Why it’s good: You give the potential date a little bit more to work with. You like science fiction, so they can ask what your favorite books are. You take your aussies hiking? Where? How old are your dogs? Leave some breadcrumbs, and the right person will definitely follow.
Third and Final Step: Messaging
Holy crap, you’ve made it this far. Don’t freak out. This is easier than you think.
Lily has advice for you, whether you want to start a conversation or you want to pursue a conversation someone else started.
Give Compliments Specific To The Person
If you’re going to message someone first, this is one of the most important pieces of advice we can give you, but this piece of advice is relevant whether you message first or not.
No woman wants that generic “Hey beautiful” message. “For all we know, you’ve sent that to a dozen ladies,” Lily says.
While compliments are always welcome, make them specific to the person and, even more importantly, about the person’s interests, not their physical features. This will show that you’ve read their profile, and that you’re interested in more than just looks.
For example: does the person you’re interested in mention hiking with dogs? Say something like, “It’s crazy impressive that you can handle two energetic dogs and climb a mountain.”
Questions Are Your Friend
Questions will open up the conversation, giving you a better chance of turning an interaction into a date. While a specific compliment will differentiate you from other people sending messages, a compliment by itself doesn’t leave a lot of room to start a conversation. There’s nothing much to say in response other than “thanks.” So that’s where questions come into play. What do you find interesting about that person? What do you want to know more about?
Let’s stick with the hiking with dogs example. So you like that that person hikes with their dogs. You could ask what their favorite hikes are, how old the dogs are, how long they’ve been hiking, etc.
Asking questions will also give you the chance to gauge the interest of the person you’re talking to; if they ask questions in kind that’s a good sign. Likewise, if they don’t ask questions in return or if they give short answers, perhaps you should move onto the next person.
Know When To Take It Offline
As nerve-racking as it is to go from messaging to meeting in person, we assure you that it’s well worth it and way easier than you think, like ripping off a band-aid.
“If you’re getting along with someone online, you’ll most likely be fine in person,” Lily says. At any rate, she says, it’s important to find out as quickly as possible if your positive interactions will translate face-to-face.
Lily suggests asking someone out after no more than three days of messaging–and even that is stretching it. Messaging, she says, is there in order to test the waters, not so you can establish an entire relationship. “Do it sooner rather than later so you still have stuff to talk about,” she says. You don’t want to waste all of your conversational energy and curiosity on messaging. It’s also important to get to know each other offline so you can also gauge physical chemistry.

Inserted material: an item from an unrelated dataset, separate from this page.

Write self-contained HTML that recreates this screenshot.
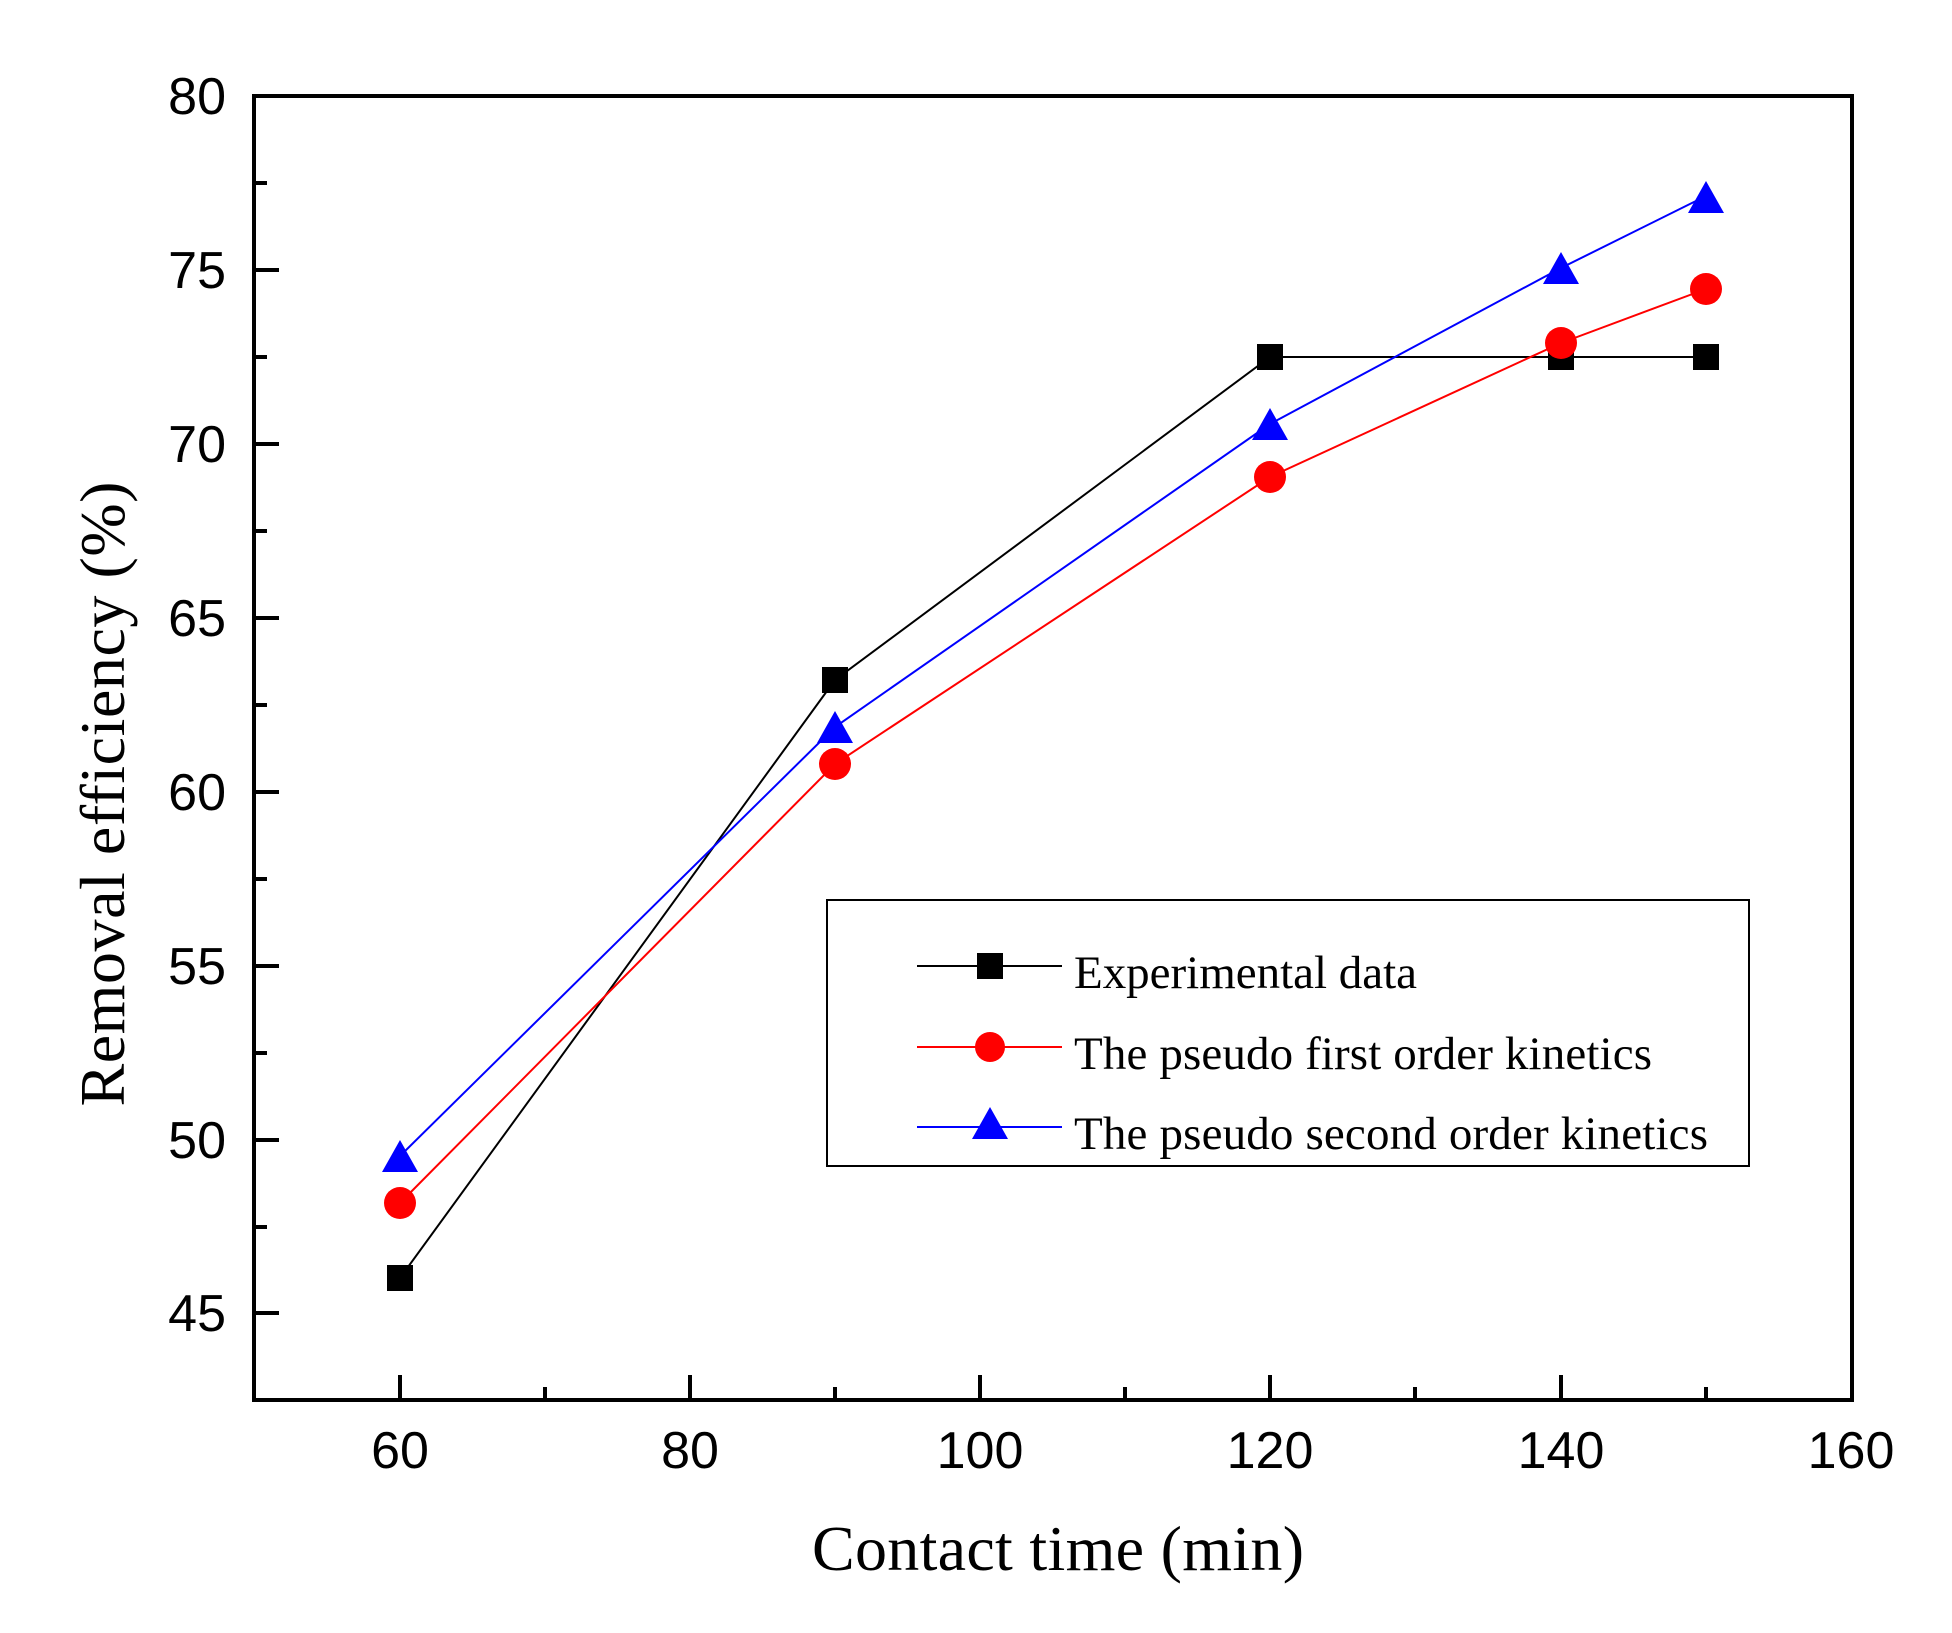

When you’re ready to ask someone out, use what you know about them to suggest a date relevant to their interests. “If you talked about art, meet up at an art museum. Even a farmer’s market or a coffee shop,” Lily says. Choosing a location relevant to that person’s interests and your ongoing conversation shows that you’re paying attention; to boot, locations like farmer’s markets and coffee shops are low-stakes, casual atmospheres.
With these online dating profile tips you’ll be sure to make a connection or five. Well, what are you waiting for? It’s time for you to get out there.